Goal:
Your answer should be a single number: how many lines in the data below hold the string "with".

Data to use:
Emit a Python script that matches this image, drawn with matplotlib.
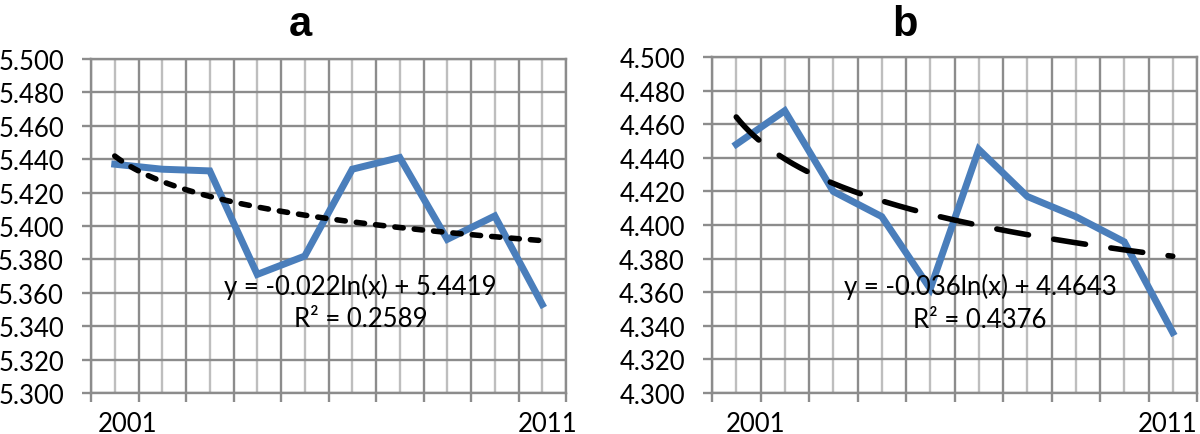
import numpy as np
import matplotlib
matplotlib.use("Agg")
import matplotlib.pyplot as plt
from matplotlib.ticker import FixedLocator, FormatStrFormatter
from matplotlib.transforms import blended_transform_factory

# ---------------- data ----------------
x_index = [1, 2, 3, 4, 5, 6, 7, 8, 9, 10]
series_a = [5.437, 5.434, 5.433, 5.371, 5.382, 5.434, 5.441, 5.392, 5.406, 5.353]
series_b = [4.448, 4.468, 4.420, 4.405, 4.362, 4.445, 4.417, 4.405, 4.390, 4.336]
trend_a = (-0.022, 5.4419)   # y = a*ln(x) + b
trend_b = (-0.036, 4.4643)
eq_a = ["y = -0.022ln(x) + 5.4419", "R\u00b2 = 0.2589"]
eq_b = ["y = -0.036ln(x) + 4.4643", "R\u00b2 = 0.4376"]
ylim_a = (5.300, 5.500)
ylim_b = (4.300, 4.500)
yticks_a = [5.300, 5.320, 5.340, 5.360, 5.380, 5.400, 5.420, 5.440, 5.460, 5.480, 5.500]
yticks_b = [4.300, 4.320, 4.340, 4.360, 4.380, 4.400, 4.420, 4.440, 4.460, 4.480, 4.500]
titles = ["a", "b"]
year_labels = ["2001", "2011"]

BLUE = "#4A7EBB"
GRID_DARK = "#8C8C8C"
GRID_LIGHT = "#BEBEBE"
FONT = ["Lato", "DejaVu Sans"]
FS = 18.5

fig = plt.figure(figsize=(12, 4.35), dpi=100)

W, H = 1200, 435
def axrect(l, r, t, b):
    return [l / W, 1 - b / H, (r - l) / W, (b - t) / H]

ax_a = fig.add_axes(axrect(91, 566, 60, 394))
ax_b = fig.add_axes(axrect(712, 1197, 58, 394))

panels = [
    (ax_a, series_a, trend_a, eq_a, ylim_a, yticks_a, (1.5, 2.0), (0.568, 0.320, 0.222), (1.26, 10.12)),
    (ax_b, series_b, trend_b, eq_b, ylim_b, yticks_b, (5.8, 4.6), (0.553, 0.318, 0.220), (1.39, 9.90)),
]

for ax, ser, tr, eq, ylim, yt, dash, eqpos, labpos in panels:
    x = np.array(x_index, dtype=float)
    ax.set_xlim(0.5, 10.5)
    ax.set_ylim(*ylim)
    ax.xaxis.set_major_locator(FixedLocator(np.arange(0.5, 10.51, 1.0)))
    ax.xaxis.set_minor_locator(FixedLocator(np.arange(1, 11, 1.0)))
    ax.yaxis.set_major_locator(FixedLocator(yt))
    ax.grid(True, which="major", axis="both", color=GRID_DARK, linewidth=1.7, zorder=0)
    ax.grid(True, which="minor", axis="x", color=GRID_LIGHT, linewidth=1.7, zorder=0)
    ax.set_axisbelow(True)
    for s in ax.spines.values():
        s.set_color(GRID_DARK)
        s.set_linewidth(1.7)
    ax.tick_params(axis="both", which="major", direction="out", length=6.5, width=1.7,
                   color=GRID_DARK, labelsize=FS, pad=13)
    ax.tick_params(axis="x", which="both", labelbottom=False)
    ax.tick_params(axis="x", which="minor", length=0)
    ax.yaxis.set_major_formatter(FormatStrFormatter("%.3f"))
    for lab in ax.get_yticklabels():
        lab.set_fontfamily(FONT)
    ax.plot(x, ser, color=BLUE, linewidth=5.0, solid_joinstyle="miter", zorder=3)
    xt = np.linspace(1, 10, 200)
    yt_line = tr[0] * np.log(xt) + tr[1]
    ax.plot(xt, yt_line, color="black", linewidth=4.0, dashes=dash,
            dash_capstyle="round", zorder=4)
    ax.text(eqpos[0], eqpos[1], eq[0], transform=ax.transAxes, ha="center", va="center",
            fontsize=FS, family=FONT, zorder=5)
    ax.text(eqpos[0], eqpos[2], eq[1], transform=ax.transAxes, ha="center", va="center",
            fontsize=FS, family=FONT, zorder=5)
    trans = blended_transform_factory(ax.transData, ax.transAxes)
    ax.text(labpos[0], -0.092, year_labels[0], transform=trans, ha="center", va="center",
            fontsize=FS, family=FONT)
    ax.text(labpos[1], -0.092, year_labels[1], transform=trans, ha="center", va="center",
            fontsize=FS, family=FONT)

fig.text(300 / W, 1 - 36 / H, titles[0], ha="center", va="baseline", fontsize=30,
         fontweight="bold", family=["Liberation Sans", "DejaVu Sans"])
fig.text(905 / W, 1 - 36 / H, titles[1], ha="center", va="baseline", fontsize=30,
         fontweight="bold", family=["Liberation Sans", "DejaVu Sans"])

fig.savefig("out.png", dpi=100)
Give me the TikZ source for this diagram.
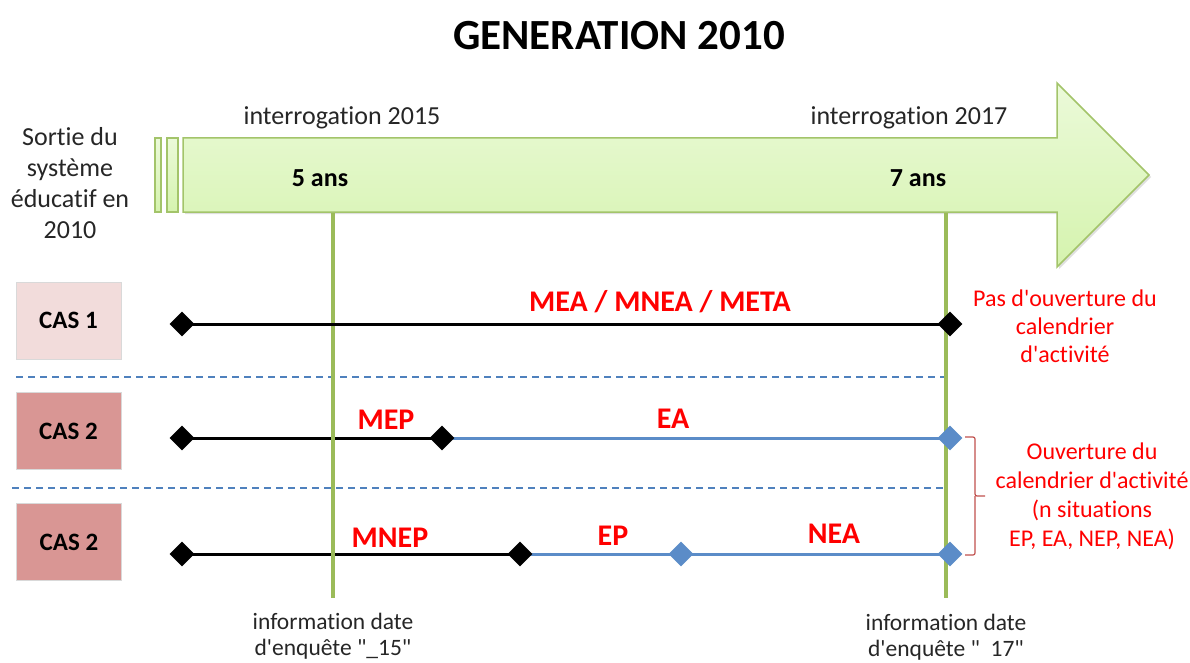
\documentclass[tikz,border=0pt]{standalone}
\usepackage{fontspec}
\setmainfont{Carlito}[Ligatures={TeXOff, NoCommon}]
\usetikzlibrary{shapes.geometric, backgrounds, shadows}

\definecolor{arrowfill}{HTML}{EBFAD9}
\definecolor{arrowfillb}{HTML}{D5F3AE}
\definecolor{arrowline}{HTML}{A3C46A}
\definecolor{vgreen}{HTML}{9BBB59}
\definecolor{casone}{HTML}{F2DCDB}
\definecolor{castwo}{HTML}{D99694}
\definecolor{sepblue}{HTML}{4F81BD}
\definecolor{segblue}{HTML}{5B8CC8}
\definecolor{bracered}{HTML}{C0504D}
\definecolor{txtgray}{HTML}{262626}

\tikzset{
  caslabel/.style={draw=black!15, line width=1pt, minimum width=105pt, minimum height=77pt,
    font=\fontsize{25}{28}\selectfont\bfseries, text=black},
  dm/.style={diamond, fill=black, inner sep=0pt, minimum width=25pt, minimum height=25pt},
  dmblue/.style={dm, fill=segblue},
  seg/.style={line width=3pt, black},
  segb/.style={line width=3pt, segblue},
  redlbl/.style={font=\fontsize{30}{34}\selectfont\bfseries, text=red},
  rednote/.style={font=\fontsize{24}{28}\selectfont, text=red, align=center},
  plain/.style={font=\fontsize{26}{31}\selectfont, text=txtgray, align=center},
  infolbl/.style={plain, font=\fontsize{23.5}{26}\selectfont},
  vline/.style={line width=4.5pt, vgreen},
  sep/.style={sepblue, line width=1.2pt, dash pattern=on 7pt off 5pt}
}

\begin{document}
\begin{tikzpicture}[x=1pt, y=-1pt]
  \useasboundingbox (0,0) rectangle (1190,663);

  % title
  \node[font=\fontsize{43}{48}\selectfont\bfseries, text=black] (title) at (619,36) {GENERATION 2010};

  % big arrow
  \draw[arrowline, line width=1.5pt, top color=arrowfill, bottom color=arrowfillb,
        drop shadow={shadow xshift=2pt, shadow yshift=-2pt, opacity=0.25}]
    (183,138) -- (1057,138) -- (1057,83) -- (1149,175) -- (1057,267) -- (1057,212) -- (183,212) -- cycle;
  \draw[arrowline, line width=1.5pt, top color=arrowfill, bottom color=arrowfillb] (155,138) rectangle (161,212);
  \draw[arrowline, line width=1.5pt, top color=arrowfill, bottom color=arrowfillb] (167,138) rectangle (178,212);

  \node[plain] (sortie) at (70,183) {Sortie du\\système\\éducatif en\\2010};
  \node[plain] (int15) at (342,118) {interrogation 2015};
  \node[plain] (int17) at (909,118) {interrogation 2017};
  \node[font=\fontsize{26}{30}\selectfont\bfseries] (ans5) at (320,178) {5 ans};
  \node[font=\fontsize{26}{30}\selectfont\bfseries] (ans7) at (918,178) {7 ans};

  % survey dates
  \coordinate (t15) at (333,213);
  \coordinate (b15) at (333,598);
  \coordinate (t17) at (946,213);
  \coordinate (b17) at (946,598);
  \draw[vline] (t15) -- (b15);
  \draw[vline] (t17) -- (b17);
  \node[infolbl] (info15) at (333,636) {information date\\d'enquête "\_15"};
  \node[infolbl] (info17) at (946,637) {information date\\d'enquête "\ \ 17"};

  % separators
  \coordinate (s1a) at (16,377);
  \coordinate (s1b) at (944,377);
  \coordinate (s2a) at (12,488);
  \coordinate (s2b) at (944,488);
  \begin{scope}[on background layer]
    \draw[sep] (s1a) -- (s1b);
    \draw[sep] (s2a) -- (s2b);
  \end{scope}

  % cases
  \node[caslabel, fill=casone] (cas1) at (68.5,320.5) {CAS 1};
  \node[caslabel, fill=castwo] (cas2) at (68.5,431) {CAS 2};
  \node[caslabel, fill=castwo] (cas3) at (69,542) {CAS 2};

  % row 1
  \node[dm] (r1a) at (182,324) {};
  \node[dm] (r1b) at (950,324) {};
  \draw[seg] (r1a.center) -- (r1b.center);
  \node[redlbl] (mea) at (660,302) {MEA / MNEA / META};

  % row 2
  \node[dm] (r2a) at (182,438) {};
  \node[dm] (r2b) at (442,438) {};
  \node[dmblue] (r2c) at (950,438) {};
  \begin{scope}[on background layer]
    \draw[seg] (r2a.center) -- (r2b.center);
    \draw[segb] (r2b.center) -- (r2c.center);
  \end{scope}
  \node[redlbl] (mep) at (386,420) {MEP};
  \node[redlbl] (ea) at (673,419) {EA};

  % row 3
  \node[dm] (r3a) at (182,554) {};
  \node[dm] (r3b) at (520,554) {};
  \node[dmblue] (r3c) at (681,554) {};
  \node[dmblue] (r3d) at (950,554) {};
  \begin{scope}[on background layer]
    \draw[seg] (r3a.center) -- (r3b.center);
    \draw[segb] (r3b.center) -- (r3d.center);
  \end{scope}
  \node[redlbl] (mnep) at (390,538) {MNEP};
  \node[redlbl] (ep) at (613,536) {EP};
  \node[redlbl] (nea) at (834,534) {NEA};

  % notes
  \node[rednote] (pas) at (1065,326) {Pas d'ouverture du\\calendrier\\d'activité};
  \node[rednote, font=\fontsize{24}{29}\selectfont] (ouv) at (1092,496) {Ouverture du\\calendrier d'activité\\(n situations\\EP, EA, NEP, NEA)};
  \coordinate (brtop) at (965,437);
  \coordinate (brbot) at (965,555);
  \coordinate (brtip) at (985,496);
  \draw[bracered, line width=1.2pt, rounded corners=2pt]
    (brtop) -- (975,437) -- (975,496) -- (brtip) (975,496) -- (975,555) -- (brbot);
\end{tikzpicture}
\end{document}
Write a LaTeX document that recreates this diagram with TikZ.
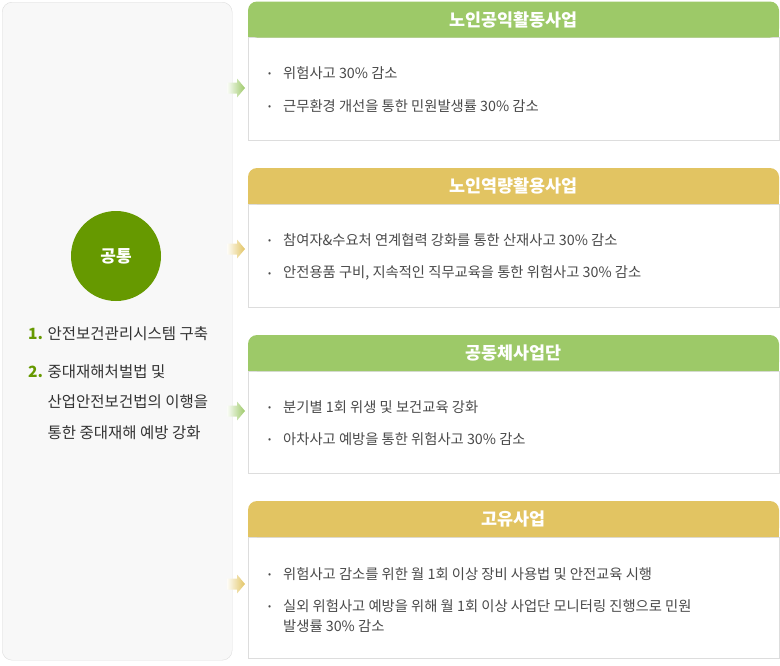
\documentclass[tikz,border=0pt]{standalone}
\usepackage{fontspec}
\setmainfont{Noto Sans CJK KR}
\usetikzlibrary{positioning}
\definecolor{hdgreen}{HTML}{9DC968}
\definecolor{hdyellow}{HTML}{E2C462}
\definecolor{circgreen}{HTML}{669900}
\definecolor{panelgray}{HTML}{F8F8F8}
\definecolor{linegray}{HTML}{DDDDDD}
\definecolor{txtgray}{HTML}{4A4A4A}
\newcommand{\itembullet}{\makebox[15pt][l]{\raisebox{1.5pt}{\fontsize{9}{9}\selectfont •}}}

\begin{document}
\begin{tikzpicture}[x=1pt, y=-1pt,
    panel/.style={rectangle, draw=linegray, fill=panelgray, rounded corners=10pt, anchor=north west, minimum width=230pt, minimum height=658pt},
    bodybox/.style={rectangle, draw=linegray, fill=white, anchor=north west, minimum width=531pt, inner sep=0pt},
    headbox/.style={rectangle, rounded corners=9pt, minimum width=531pt, minimum height=36pt, text=white, font=\fontsize{17.4}{18}\selectfont\bfseries},
    itemtext/.style={anchor=west, inner sep=0pt, align=left, text=txtgray, font=\fontsize{14.3}{20}\selectfont},
    goaltext/.style={anchor=west, inner sep=0pt, align=left, text=black!80, font=\fontsize{15.5}{30.5}\selectfont},
    arrowgreen/.style={left color=hdgreen!5, right color=hdgreen},
    arrowyellow/.style={left color=hdyellow!5, right color=hdyellow}]
    \useasboundingbox (0,0) rectangle (780,665);

    % left panel
    \node[panel] (common) at (2,2) {};
    \node[circle, fill=circgreen, minimum size=90pt, text=white, font=\fontsize{17}{18}\selectfont\bfseries] (commontitle) at (116,256) {공통};
    \node[goaltext] (goal1) at (28,334) {\textcolor{circgreen}{\textbf{1.}} 안전보건관리시스템 구축};
    \node[goaltext] (goal2) at (28,402) {\textcolor{circgreen}{\textbf{2.}} 중대재해처벌법 및\\\phantom{\textbf{2.} }산업안전보건법의 이행을\\\phantom{\textbf{2.} }통한 중대재해 예방 강화};

    % box 1
    \node[bodybox, minimum height=103pt] (body1) at (248,37) {};
    \fill[hdgreen] (248,20) rectangle (779,37);
    \node[headbox, fill=hdgreen] (head1) at (513.5,19.5) {노인공익활동사업};
    \node[itemtext] (item11) at (268,73) {\itembullet 위험사고 30\% 감소};
    \node[itemtext] (item12) at (268,106) {\itembullet 근무환경 개선을 통한 민원발생률 30\% 감소};

    % box 2
    \node[bodybox, minimum height=103pt] (body2) at (248,204) {};
    \fill[hdyellow] (248,186) rectangle (779,204);
    \node[headbox, fill=hdyellow] (head2) at (513.5,186) {노인역량활용사업};
    \node[itemtext] (item21) at (268,240) {\itembullet 참여자\&수요처 연계협력 강화를 통한 산재사고 30\% 감소};
    \node[itemtext] (item22) at (268,273) {\itembullet 안전용품 구비, 지속적인 직무교육을 통한 위험사고 30\% 감소};

    % box 3
    \node[bodybox, minimum height=102pt] (body3) at (248,371) {};
    \fill[hdgreen] (248,353) rectangle (779,371);
    \node[headbox, fill=hdgreen] (head3) at (513.5,353) {공동체사업단};
    \node[itemtext] (item31) at (268,407) {\itembullet 분기별 1회 위생 및 보건교육 강화};
    \node[itemtext] (item32) at (268,439) {\itembullet 아차사고 예방을 통한 위험사고 30\% 감소};

    % box 4
    \node[bodybox, minimum height=121pt] (body4) at (248,537) {};
    \fill[hdyellow] (248,519) rectangle (779,537);
    \node[headbox, fill=hdyellow] (head4) at (513.5,519) {고유사업};
    \node[itemtext] (item41) at (268,574) {\itembullet 위험사고 감소를 위한 월 1회 이상 장비 사용법 및 안전교육 시행};
    \node[itemtext] (item42) at (268,616) {\itembullet 실외 위험사고 예방을 위해 월 1회 이상 사업단 모니터링 진행으로 민원\\\hspace*{15pt}발생률 30\% 감소};

    % arrows
    \coordinate (tip1) at (245,88);
    \coordinate (tip2) at (245,249);
    \coordinate (tip3) at (245,411);
    \coordinate (tip4) at (245,584);
    \shade[arrowgreen, shift={(tip1)}] (-18,-5.5) -- (-8,-5.5) -- (-8,-9.5) -- (0,0) -- (-8,9.5) -- (-8,5.5) -- (-18,5.5) -- cycle;
    \shade[arrowyellow, shift={(tip2)}] (-18,-5.5) -- (-8,-5.5) -- (-8,-9.5) -- (0,0) -- (-8,9.5) -- (-8,5.5) -- (-18,5.5) -- cycle;
    \shade[arrowgreen, shift={(tip3)}] (-18,-5.5) -- (-8,-5.5) -- (-8,-9.5) -- (0,0) -- (-8,9.5) -- (-8,5.5) -- (-18,5.5) -- cycle;
    \shade[arrowyellow, shift={(tip4)}] (-18,-5.5) -- (-8,-5.5) -- (-8,-9.5) -- (0,0) -- (-8,9.5) -- (-8,5.5) -- (-18,5.5) -- cycle;
\end{tikzpicture}
\end{document}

Result below:
2